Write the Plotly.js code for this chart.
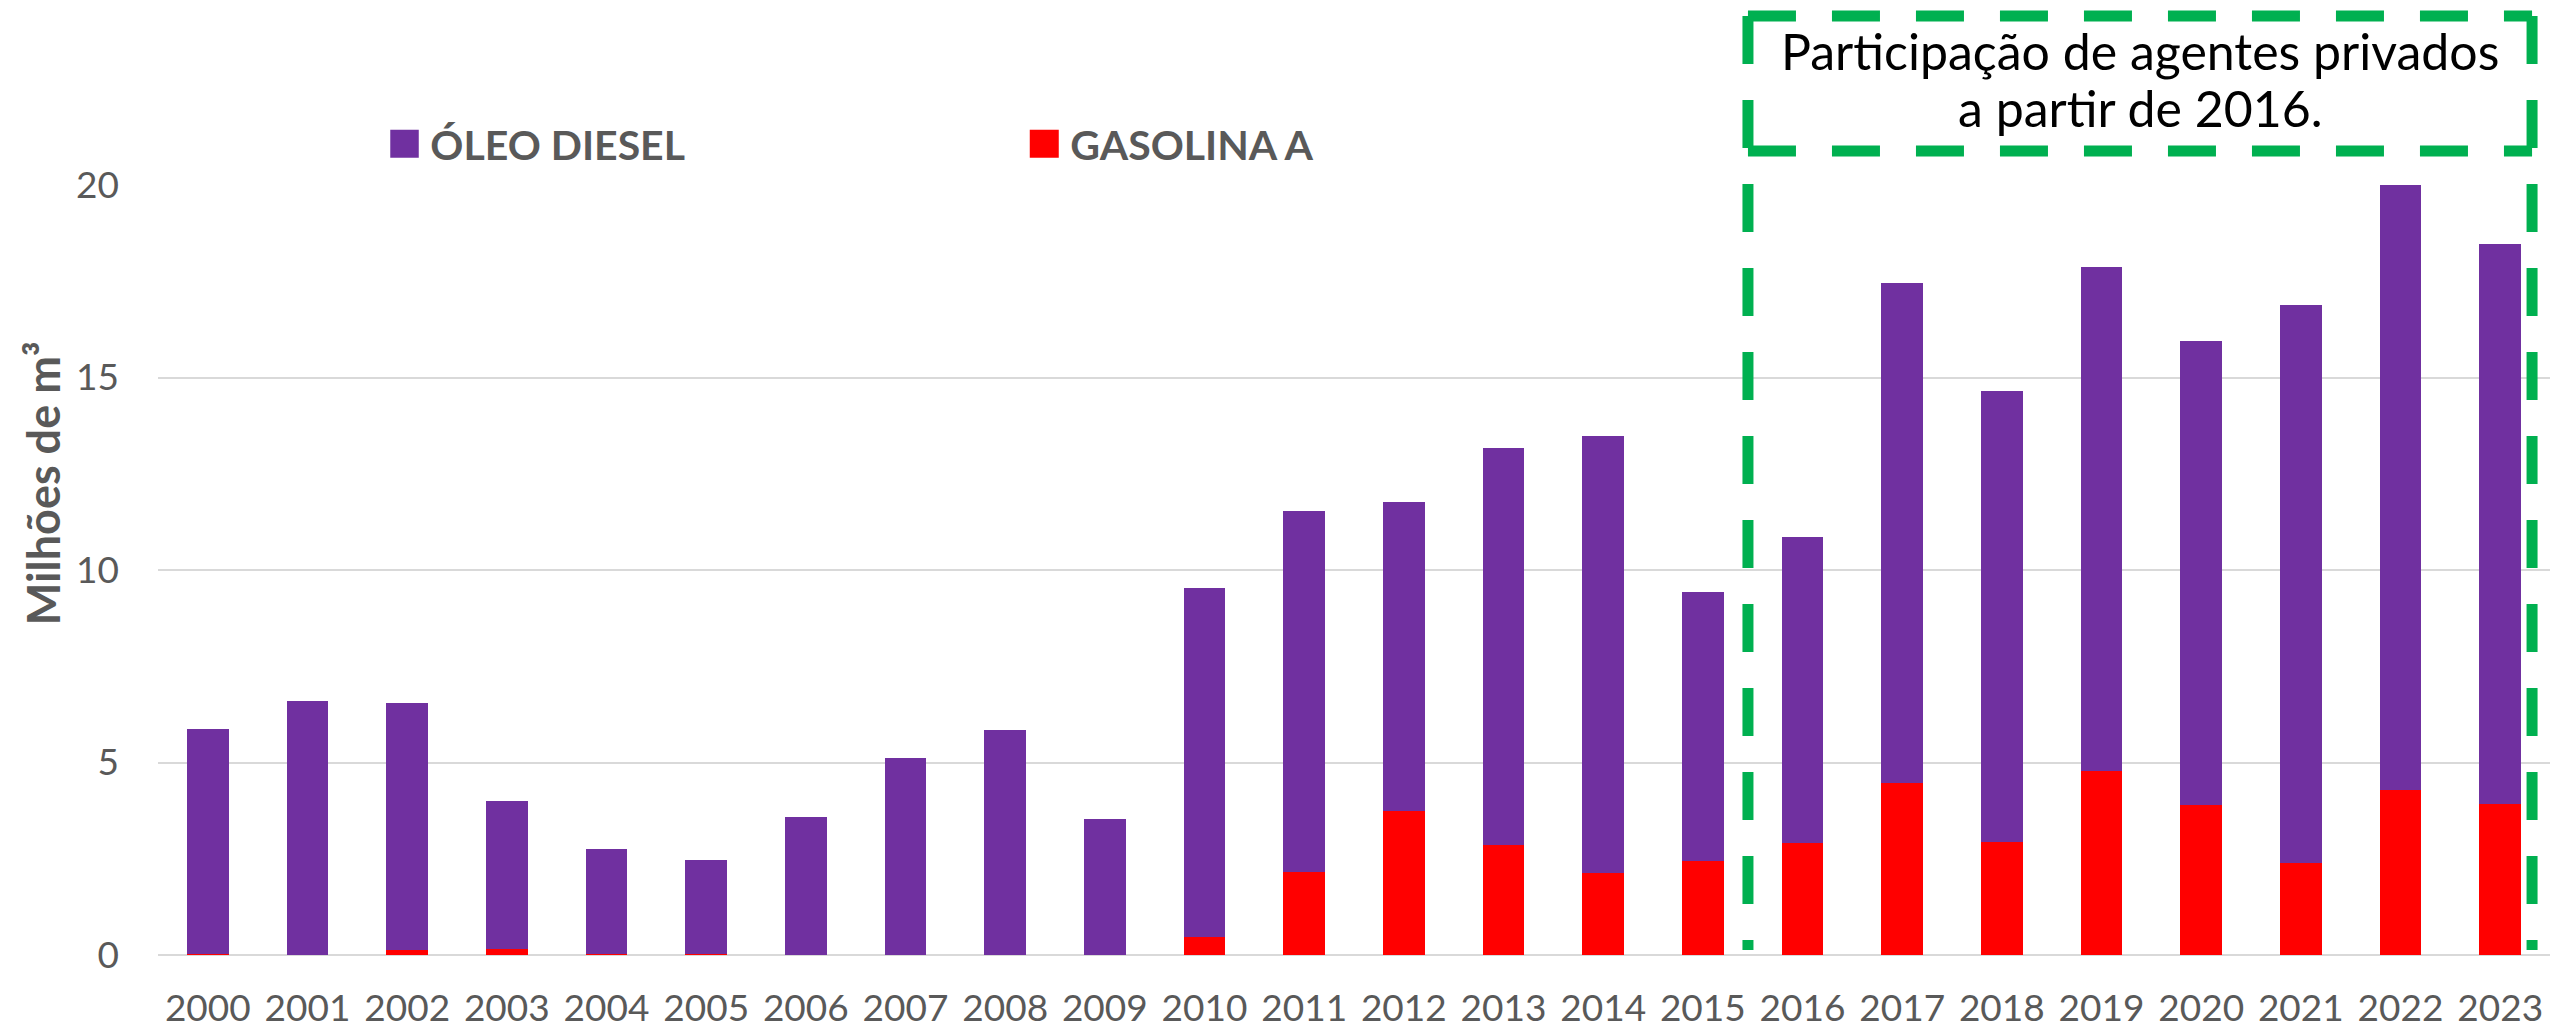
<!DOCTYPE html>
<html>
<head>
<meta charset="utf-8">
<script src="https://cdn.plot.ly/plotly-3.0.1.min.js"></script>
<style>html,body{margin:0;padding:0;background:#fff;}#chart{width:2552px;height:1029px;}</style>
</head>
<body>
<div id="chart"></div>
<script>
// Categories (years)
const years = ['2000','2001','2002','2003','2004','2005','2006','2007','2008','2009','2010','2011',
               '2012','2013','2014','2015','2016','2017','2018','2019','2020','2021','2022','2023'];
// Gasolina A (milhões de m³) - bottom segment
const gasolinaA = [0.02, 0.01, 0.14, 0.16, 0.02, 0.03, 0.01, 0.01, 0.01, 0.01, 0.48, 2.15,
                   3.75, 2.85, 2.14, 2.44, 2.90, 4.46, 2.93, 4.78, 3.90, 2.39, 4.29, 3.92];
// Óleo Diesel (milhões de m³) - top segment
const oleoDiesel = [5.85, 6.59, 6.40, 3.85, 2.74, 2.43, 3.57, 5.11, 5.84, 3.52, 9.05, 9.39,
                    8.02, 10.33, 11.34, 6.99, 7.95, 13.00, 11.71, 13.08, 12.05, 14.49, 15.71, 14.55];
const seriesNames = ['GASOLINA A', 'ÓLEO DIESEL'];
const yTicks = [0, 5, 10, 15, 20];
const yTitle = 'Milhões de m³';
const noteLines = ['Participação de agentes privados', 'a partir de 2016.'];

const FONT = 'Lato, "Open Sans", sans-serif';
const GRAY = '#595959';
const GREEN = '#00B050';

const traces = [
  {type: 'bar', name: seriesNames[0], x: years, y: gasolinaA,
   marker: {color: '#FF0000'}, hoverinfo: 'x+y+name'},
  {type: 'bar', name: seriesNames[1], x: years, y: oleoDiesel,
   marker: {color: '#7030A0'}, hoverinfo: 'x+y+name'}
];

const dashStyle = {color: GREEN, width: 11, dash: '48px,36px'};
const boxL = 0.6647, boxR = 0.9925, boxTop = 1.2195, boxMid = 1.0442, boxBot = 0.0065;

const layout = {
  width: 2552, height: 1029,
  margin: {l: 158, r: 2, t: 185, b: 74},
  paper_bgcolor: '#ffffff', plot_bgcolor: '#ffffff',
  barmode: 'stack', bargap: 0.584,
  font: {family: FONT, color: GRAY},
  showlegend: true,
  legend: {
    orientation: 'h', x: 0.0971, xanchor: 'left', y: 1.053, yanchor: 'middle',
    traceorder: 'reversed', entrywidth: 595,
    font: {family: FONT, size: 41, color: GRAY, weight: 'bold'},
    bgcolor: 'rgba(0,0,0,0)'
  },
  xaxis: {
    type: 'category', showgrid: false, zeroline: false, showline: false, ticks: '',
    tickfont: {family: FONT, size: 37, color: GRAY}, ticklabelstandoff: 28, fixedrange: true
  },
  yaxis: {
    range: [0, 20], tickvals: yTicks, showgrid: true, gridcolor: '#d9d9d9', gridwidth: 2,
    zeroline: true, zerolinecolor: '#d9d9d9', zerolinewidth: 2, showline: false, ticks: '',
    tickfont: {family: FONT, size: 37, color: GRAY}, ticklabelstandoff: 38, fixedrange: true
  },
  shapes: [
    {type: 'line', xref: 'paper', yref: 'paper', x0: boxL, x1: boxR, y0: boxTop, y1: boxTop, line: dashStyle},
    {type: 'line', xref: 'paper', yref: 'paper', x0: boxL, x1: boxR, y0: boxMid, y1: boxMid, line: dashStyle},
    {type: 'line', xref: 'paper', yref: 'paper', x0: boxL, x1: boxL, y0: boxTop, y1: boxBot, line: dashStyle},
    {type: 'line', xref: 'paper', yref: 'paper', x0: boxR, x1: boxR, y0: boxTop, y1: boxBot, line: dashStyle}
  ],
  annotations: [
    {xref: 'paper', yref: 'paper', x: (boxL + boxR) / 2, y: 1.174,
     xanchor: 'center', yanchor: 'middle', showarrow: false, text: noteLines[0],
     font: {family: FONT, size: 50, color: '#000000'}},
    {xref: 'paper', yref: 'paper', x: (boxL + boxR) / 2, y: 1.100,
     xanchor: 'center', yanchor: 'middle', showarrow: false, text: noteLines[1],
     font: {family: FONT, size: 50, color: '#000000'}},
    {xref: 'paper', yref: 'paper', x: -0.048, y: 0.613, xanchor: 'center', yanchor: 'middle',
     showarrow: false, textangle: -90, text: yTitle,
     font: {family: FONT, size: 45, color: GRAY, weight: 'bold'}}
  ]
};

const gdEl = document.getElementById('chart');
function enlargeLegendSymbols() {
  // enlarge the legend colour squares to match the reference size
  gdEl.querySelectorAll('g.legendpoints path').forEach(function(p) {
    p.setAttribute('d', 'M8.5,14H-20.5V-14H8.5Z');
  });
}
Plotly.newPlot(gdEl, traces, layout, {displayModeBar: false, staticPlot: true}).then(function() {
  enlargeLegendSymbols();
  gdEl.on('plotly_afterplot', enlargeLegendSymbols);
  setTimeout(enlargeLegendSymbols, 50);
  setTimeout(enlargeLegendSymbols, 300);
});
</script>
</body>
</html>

● ● ● ● ●

_What the exercise asks_. Omit the pictures and give the material again, exactly and in full.

_Finished task_.
Write the Plotly.js code for this chart.
<!DOCTYPE html>
<html>
<head>
<meta charset="utf-8">
<script src="https://cdn.plot.ly/plotly-3.0.1.min.js"></script>
<style>html,body{margin:0;padding:0;background:#fff;}#chart{width:2552px;height:1029px;}</style>
</head>
<body>
<div id="chart"></div>
<script>
// Categories (years)
const years = ['2000','2001','2002','2003','2004','2005','2006','2007','2008','2009','2010','2011',
               '2012','2013','2014','2015','2016','2017','2018','2019','2020','2021','2022','2023'];
// Gasolina A (milhões de m³) - bottom segment
const gasolinaA = [0.02, 0.01, 0.14, 0.16, 0.02, 0.03, 0.01, 0.01, 0.01, 0.01, 0.48, 2.15,
                   3.75, 2.85, 2.14, 2.44, 2.90, 4.46, 2.93, 4.78, 3.90, 2.39, 4.29, 3.92];
// Óleo Diesel (milhões de m³) - top segment
const oleoDiesel = [5.85, 6.59, 6.40, 3.85, 2.74, 2.43, 3.57, 5.11, 5.84, 3.52, 9.05, 9.39,
                    8.02, 10.33, 11.34, 6.99, 7.95, 13.00, 11.71, 13.08, 12.05, 14.49, 15.71, 14.55];
const seriesNames = ['GASOLINA A', 'ÓLEO DIESEL'];
const yTicks = [0, 5, 10, 15, 20];
const yTitle = 'Milhões de m³';
const noteLines = ['Participação de agentes privados', 'a partir de 2016.'];

const FONT = 'Lato, "Open Sans", sans-serif';
const GRAY = '#595959';
const GREEN = '#00B050';

const traces = [
  {type: 'bar', name: seriesNames[0], x: years, y: gasolinaA,
   marker: {color: '#FF0000'}, hoverinfo: 'x+y+name'},
  {type: 'bar', name: seriesNames[1], x: years, y: oleoDiesel,
   marker: {color: '#7030A0'}, hoverinfo: 'x+y+name'}
];

const dashStyle = {color: GREEN, width: 11, dash: '48px,36px'};
const boxL = 0.6647, boxR = 0.9925, boxTop = 1.2195, boxMid = 1.0442, boxBot = 0.0065;

const layout = {
  width: 2552, height: 1029,
  margin: {l: 158, r: 2, t: 185, b: 74},
  paper_bgcolor: '#ffffff', plot_bgcolor: '#ffffff',
  barmode: 'stack', bargap: 0.584,
  font: {family: FONT, color: GRAY},
  showlegend: true,
  legend: {
    orientation: 'h', x: 0.0971, xanchor: 'left', y: 1.053, yanchor: 'middle',
    traceorder: 'reversed', entrywidth: 595,
    font: {family: FONT, size: 41, color: GRAY, weight: 'bold'},
    bgcolor: 'rgba(0,0,0,0)'
  },
  xaxis: {
    type: 'category', showgrid: false, zeroline: false, showline: false, ticks: '',
    tickfont: {family: FONT, size: 37, color: GRAY}, ticklabelstandoff: 28, fixedrange: true
  },
  yaxis: {
    range: [0, 20], tickvals: yTicks, showgrid: true, gridcolor: '#d9d9d9', gridwidth: 2,
    zeroline: true, zerolinecolor: '#d9d9d9', zerolinewidth: 2, showline: false, ticks: '',
    tickfont: {family: FONT, size: 37, color: GRAY}, ticklabelstandoff: 38, fixedrange: true
  },
  shapes: [
    {type: 'line', xref: 'paper', yref: 'paper', x0: boxL, x1: boxR, y0: boxTop, y1: boxTop, line: dashStyle},
    {type: 'line', xref: 'paper', yref: 'paper', x0: boxL, x1: boxR, y0: boxMid, y1: boxMid, line: dashStyle},
    {type: 'line', xref: 'paper', yref: 'paper', x0: boxL, x1: boxL, y0: boxTop, y1: boxBot, line: dashStyle},
    {type: 'line', xref: 'paper', yref: 'paper', x0: boxR, x1: boxR, y0: boxTop, y1: boxBot, line: dashStyle}
  ],
  annotations: [
    {xref: 'paper', yref: 'paper', x: (boxL + boxR) / 2, y: 1.174,
     xanchor: 'center', yanchor: 'middle', showarrow: false, text: noteLines[0],
     font: {family: FONT, size: 50, color: '#000000'}},
    {xref: 'paper', yref: 'paper', x: (boxL + boxR) / 2, y: 1.100,
     xanchor: 'center', yanchor: 'middle', showarrow: false, text: noteLines[1],
     font: {family: FONT, size: 50, color: '#000000'}},
    {xref: 'paper', yref: 'paper', x: -0.048, y: 0.613, xanchor: 'center', yanchor: 'middle',
     showarrow: false, textangle: -90, text: yTitle,
     font: {family: FONT, size: 45, color: GRAY, weight: 'bold'}}
  ]
};

const gdEl = document.getElementById('chart');
function enlargeLegendSymbols() {
  // enlarge the legend colour squares to match the reference size
  gdEl.querySelectorAll('g.legendpoints path').forEach(function(p) {
    p.setAttribute('d', 'M8.5,14H-20.5V-14H8.5Z');
  });
}
Plotly.newPlot(gdEl, traces, layout, {displayModeBar: false, staticPlot: true}).then(function() {
  enlargeLegendSymbols();
  gdEl.on('plotly_afterplot', enlargeLegendSymbols);
  setTimeout(enlargeLegendSymbols, 50);
  setTimeout(enlargeLegendSymbols, 300);
});
</script>
</body>
</html>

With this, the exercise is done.